REQUIRED TASK:
Using the data beneath this instruction, retype only the lines from the one that contains "Output the web" down to the one that contains "var yTicks = [0, 50, 100];", both included, exactly as they appear.

Stored data:
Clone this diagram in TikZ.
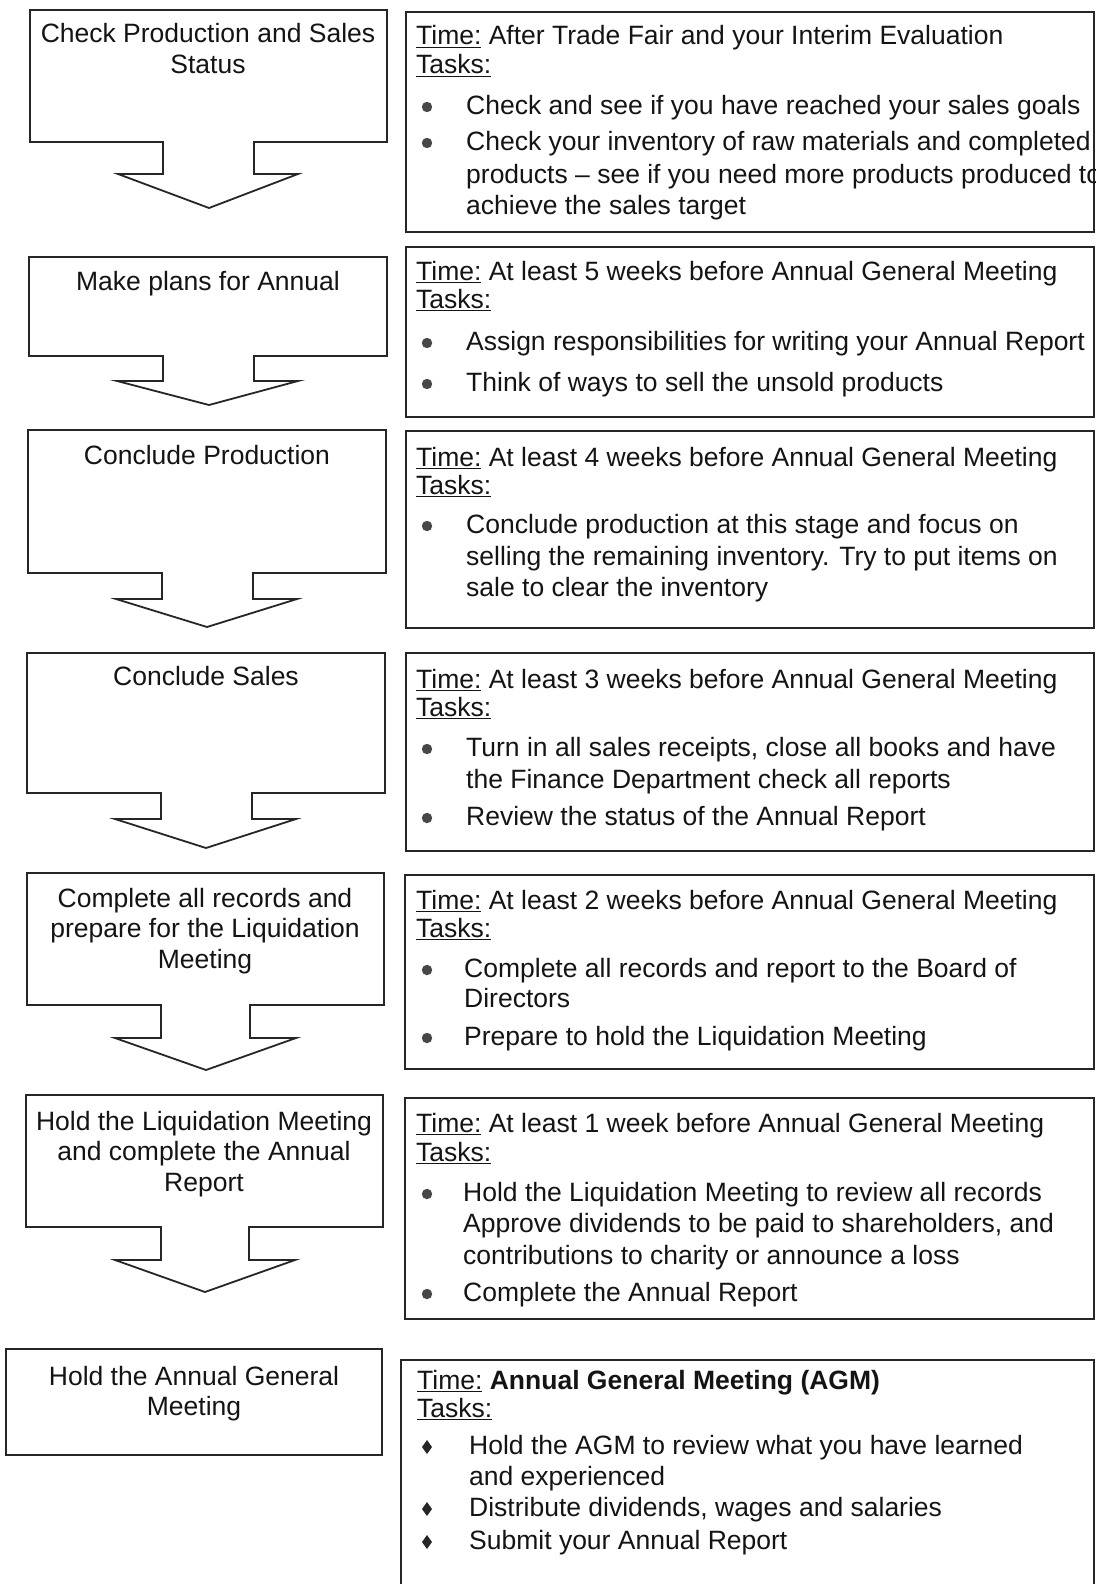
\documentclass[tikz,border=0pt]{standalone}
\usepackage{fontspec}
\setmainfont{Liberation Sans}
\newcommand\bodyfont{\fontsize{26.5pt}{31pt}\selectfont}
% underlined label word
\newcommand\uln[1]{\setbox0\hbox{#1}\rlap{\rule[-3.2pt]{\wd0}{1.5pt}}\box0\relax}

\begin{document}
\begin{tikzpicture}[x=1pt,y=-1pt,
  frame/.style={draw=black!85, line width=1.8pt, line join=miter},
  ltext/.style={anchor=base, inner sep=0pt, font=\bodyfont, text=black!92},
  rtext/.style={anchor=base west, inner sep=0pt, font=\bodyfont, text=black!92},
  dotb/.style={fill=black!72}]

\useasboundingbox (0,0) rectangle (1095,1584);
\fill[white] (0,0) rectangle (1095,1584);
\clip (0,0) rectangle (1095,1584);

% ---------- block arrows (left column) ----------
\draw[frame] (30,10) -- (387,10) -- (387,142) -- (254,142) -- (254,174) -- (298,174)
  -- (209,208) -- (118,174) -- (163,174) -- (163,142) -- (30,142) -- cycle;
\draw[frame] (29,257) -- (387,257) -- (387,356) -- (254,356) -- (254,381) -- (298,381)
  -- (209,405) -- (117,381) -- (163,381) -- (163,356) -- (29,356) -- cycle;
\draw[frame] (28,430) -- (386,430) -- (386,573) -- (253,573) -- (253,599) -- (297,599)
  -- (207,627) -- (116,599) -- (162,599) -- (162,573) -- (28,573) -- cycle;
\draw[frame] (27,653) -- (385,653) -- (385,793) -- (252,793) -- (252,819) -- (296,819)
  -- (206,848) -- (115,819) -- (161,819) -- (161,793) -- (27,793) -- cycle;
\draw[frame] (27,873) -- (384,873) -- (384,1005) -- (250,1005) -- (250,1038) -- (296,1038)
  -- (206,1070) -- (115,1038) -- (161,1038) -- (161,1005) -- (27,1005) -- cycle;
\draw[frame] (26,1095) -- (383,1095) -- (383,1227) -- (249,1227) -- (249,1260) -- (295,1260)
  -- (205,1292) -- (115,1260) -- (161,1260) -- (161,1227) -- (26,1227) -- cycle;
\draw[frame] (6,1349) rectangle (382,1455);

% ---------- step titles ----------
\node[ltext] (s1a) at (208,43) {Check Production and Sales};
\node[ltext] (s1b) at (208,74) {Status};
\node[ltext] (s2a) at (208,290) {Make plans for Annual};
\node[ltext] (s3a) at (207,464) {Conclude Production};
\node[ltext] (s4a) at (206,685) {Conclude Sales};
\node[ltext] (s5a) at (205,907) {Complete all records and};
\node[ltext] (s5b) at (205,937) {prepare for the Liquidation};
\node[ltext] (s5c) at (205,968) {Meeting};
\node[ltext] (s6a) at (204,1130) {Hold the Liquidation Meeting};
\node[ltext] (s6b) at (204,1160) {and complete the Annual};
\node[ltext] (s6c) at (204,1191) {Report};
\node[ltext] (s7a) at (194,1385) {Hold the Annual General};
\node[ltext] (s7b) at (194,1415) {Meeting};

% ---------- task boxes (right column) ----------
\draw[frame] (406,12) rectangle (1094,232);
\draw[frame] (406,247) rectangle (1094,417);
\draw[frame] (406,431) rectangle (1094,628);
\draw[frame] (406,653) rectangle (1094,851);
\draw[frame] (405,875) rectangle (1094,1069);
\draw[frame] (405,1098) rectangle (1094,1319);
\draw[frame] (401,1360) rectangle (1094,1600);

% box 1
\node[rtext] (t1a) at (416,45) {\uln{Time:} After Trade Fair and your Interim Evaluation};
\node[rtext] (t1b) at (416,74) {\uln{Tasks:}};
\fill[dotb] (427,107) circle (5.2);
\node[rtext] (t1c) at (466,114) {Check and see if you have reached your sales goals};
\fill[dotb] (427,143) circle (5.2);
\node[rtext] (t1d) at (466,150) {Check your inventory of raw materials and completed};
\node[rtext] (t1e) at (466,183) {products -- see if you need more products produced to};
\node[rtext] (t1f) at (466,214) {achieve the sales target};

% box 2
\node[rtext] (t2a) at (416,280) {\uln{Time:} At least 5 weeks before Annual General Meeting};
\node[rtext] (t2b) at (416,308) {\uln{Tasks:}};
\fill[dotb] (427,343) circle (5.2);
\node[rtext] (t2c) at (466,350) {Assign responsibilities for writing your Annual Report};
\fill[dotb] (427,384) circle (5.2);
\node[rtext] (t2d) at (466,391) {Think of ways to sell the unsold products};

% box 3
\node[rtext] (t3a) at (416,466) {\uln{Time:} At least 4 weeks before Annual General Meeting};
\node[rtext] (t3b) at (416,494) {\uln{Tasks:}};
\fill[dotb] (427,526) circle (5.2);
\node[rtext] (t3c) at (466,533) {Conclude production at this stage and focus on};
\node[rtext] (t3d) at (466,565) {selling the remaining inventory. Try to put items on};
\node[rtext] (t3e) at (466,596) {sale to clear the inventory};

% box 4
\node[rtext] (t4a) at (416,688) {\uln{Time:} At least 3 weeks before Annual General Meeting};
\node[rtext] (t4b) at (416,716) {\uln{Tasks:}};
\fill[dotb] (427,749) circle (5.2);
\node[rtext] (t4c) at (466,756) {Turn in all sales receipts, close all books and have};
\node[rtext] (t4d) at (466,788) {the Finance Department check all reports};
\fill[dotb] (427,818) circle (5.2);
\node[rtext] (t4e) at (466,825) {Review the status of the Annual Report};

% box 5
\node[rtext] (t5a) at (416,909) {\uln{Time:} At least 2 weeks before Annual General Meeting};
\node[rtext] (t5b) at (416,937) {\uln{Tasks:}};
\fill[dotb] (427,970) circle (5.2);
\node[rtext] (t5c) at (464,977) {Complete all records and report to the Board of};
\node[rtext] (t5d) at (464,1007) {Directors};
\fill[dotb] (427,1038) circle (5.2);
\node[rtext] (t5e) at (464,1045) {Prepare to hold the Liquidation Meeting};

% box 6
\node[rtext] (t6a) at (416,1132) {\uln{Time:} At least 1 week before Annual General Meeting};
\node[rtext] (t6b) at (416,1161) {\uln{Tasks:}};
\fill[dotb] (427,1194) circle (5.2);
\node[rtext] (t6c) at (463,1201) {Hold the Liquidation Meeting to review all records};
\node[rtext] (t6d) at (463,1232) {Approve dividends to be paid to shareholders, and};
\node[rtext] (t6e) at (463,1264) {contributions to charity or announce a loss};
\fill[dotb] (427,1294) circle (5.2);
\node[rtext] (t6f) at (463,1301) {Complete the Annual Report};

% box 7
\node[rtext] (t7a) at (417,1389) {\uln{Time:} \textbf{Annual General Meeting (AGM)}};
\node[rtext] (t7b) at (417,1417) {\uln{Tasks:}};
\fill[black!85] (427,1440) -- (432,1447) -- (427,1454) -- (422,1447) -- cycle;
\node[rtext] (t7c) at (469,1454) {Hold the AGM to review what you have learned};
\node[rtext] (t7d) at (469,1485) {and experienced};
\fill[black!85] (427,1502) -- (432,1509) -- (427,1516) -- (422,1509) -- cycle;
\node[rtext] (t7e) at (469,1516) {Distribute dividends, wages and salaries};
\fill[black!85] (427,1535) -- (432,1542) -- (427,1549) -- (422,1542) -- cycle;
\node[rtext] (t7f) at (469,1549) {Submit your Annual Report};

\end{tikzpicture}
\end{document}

---

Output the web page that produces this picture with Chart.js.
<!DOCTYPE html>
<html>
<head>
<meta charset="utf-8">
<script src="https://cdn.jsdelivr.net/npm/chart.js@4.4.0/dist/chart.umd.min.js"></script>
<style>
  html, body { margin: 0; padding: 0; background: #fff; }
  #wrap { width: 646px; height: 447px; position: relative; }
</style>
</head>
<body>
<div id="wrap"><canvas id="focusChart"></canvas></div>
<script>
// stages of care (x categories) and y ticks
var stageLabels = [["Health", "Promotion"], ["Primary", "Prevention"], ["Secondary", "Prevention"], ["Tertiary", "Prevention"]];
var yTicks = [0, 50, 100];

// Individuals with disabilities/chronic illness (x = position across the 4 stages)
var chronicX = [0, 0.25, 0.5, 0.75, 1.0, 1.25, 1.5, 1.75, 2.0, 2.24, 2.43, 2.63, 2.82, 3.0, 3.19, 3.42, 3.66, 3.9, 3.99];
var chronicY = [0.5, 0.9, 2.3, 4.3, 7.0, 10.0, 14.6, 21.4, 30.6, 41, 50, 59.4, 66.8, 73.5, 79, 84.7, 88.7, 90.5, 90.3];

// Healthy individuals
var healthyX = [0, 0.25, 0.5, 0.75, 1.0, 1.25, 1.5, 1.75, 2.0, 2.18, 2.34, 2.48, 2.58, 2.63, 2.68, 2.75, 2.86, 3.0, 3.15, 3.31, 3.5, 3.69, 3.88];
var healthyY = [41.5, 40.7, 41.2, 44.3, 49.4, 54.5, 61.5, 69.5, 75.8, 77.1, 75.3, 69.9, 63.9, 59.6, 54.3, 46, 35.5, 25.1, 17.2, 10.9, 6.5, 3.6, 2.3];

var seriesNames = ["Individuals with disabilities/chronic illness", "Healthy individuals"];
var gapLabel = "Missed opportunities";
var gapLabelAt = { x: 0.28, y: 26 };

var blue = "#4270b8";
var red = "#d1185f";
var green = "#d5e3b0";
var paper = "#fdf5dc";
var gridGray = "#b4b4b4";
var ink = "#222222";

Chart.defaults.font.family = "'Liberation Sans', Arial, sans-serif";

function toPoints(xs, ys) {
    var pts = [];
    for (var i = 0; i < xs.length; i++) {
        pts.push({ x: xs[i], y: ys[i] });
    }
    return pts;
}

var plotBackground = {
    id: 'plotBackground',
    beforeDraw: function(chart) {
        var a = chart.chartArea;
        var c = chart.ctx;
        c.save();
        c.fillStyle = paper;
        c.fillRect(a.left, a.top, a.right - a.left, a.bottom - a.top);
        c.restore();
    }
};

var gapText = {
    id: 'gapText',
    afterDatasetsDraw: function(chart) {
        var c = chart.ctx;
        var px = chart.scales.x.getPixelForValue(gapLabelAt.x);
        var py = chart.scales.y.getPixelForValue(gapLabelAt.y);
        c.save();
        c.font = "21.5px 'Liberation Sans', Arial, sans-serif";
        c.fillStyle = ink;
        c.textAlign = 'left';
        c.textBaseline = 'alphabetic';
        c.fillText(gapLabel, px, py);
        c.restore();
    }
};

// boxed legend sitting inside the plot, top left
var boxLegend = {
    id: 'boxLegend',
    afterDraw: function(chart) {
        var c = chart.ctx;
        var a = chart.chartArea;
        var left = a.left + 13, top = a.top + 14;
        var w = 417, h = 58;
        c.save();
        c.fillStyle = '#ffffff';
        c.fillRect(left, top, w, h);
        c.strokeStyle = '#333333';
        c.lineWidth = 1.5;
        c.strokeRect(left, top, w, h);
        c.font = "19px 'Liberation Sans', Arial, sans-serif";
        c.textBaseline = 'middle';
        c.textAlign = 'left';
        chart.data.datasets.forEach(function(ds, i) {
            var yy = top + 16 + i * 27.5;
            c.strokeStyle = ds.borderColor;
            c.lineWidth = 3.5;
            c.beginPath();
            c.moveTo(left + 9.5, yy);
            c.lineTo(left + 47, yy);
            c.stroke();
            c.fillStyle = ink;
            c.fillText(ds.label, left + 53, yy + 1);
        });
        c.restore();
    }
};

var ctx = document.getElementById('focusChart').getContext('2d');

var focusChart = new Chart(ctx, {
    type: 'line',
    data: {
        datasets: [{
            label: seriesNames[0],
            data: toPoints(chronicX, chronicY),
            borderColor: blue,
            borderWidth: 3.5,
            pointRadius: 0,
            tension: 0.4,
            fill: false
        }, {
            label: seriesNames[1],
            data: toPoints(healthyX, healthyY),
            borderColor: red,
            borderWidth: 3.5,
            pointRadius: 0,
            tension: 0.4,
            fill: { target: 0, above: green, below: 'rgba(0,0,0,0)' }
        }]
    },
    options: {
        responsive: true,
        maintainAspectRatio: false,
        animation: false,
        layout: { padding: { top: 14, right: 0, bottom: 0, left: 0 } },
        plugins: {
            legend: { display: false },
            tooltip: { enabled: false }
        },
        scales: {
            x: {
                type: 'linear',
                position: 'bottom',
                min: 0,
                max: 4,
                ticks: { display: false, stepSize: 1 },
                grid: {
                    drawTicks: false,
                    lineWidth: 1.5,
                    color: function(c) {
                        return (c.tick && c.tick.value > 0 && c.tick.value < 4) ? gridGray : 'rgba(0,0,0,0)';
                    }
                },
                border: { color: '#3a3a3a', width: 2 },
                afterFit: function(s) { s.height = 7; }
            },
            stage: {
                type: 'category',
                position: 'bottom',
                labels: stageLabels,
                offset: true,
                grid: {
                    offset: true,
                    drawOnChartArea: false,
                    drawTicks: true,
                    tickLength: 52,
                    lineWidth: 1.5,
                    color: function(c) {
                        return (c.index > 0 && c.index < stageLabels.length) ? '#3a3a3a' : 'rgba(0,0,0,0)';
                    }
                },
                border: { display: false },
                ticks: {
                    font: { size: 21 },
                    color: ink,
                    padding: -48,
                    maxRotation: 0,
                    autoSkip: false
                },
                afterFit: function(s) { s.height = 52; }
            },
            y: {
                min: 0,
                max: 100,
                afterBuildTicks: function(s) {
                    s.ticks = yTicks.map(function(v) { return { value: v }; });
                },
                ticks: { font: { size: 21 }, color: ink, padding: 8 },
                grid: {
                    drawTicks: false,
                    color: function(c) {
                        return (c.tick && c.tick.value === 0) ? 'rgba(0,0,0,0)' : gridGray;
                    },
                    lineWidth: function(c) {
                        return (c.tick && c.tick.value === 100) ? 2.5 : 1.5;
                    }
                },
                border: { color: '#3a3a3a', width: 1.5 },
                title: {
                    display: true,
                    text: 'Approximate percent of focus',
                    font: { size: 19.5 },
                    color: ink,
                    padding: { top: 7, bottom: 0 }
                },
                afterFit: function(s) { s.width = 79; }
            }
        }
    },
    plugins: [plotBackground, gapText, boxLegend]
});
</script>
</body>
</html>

THE SOLUTION:
Output the web page that produces this picture with Chart.js.
<!DOCTYPE html>
<html>
<head>
<meta charset="utf-8">
<script src="https://cdn.jsdelivr.net/npm/chart.js@4.4.0/dist/chart.umd.min.js"></script>
<style>
  html, body { margin: 0; padding: 0; background: #fff; }
  #wrap { width: 646px; height: 447px; position: relative; }
</style>
</head>
<body>
<div id="wrap"><canvas id="focusChart"></canvas></div>
<script>
// stages of care (x categories) and y ticks
var stageLabels = [["Health", "Promotion"], ["Primary", "Prevention"], ["Secondary", "Prevention"], ["Tertiary", "Prevention"]];
var yTicks = [0, 50, 100];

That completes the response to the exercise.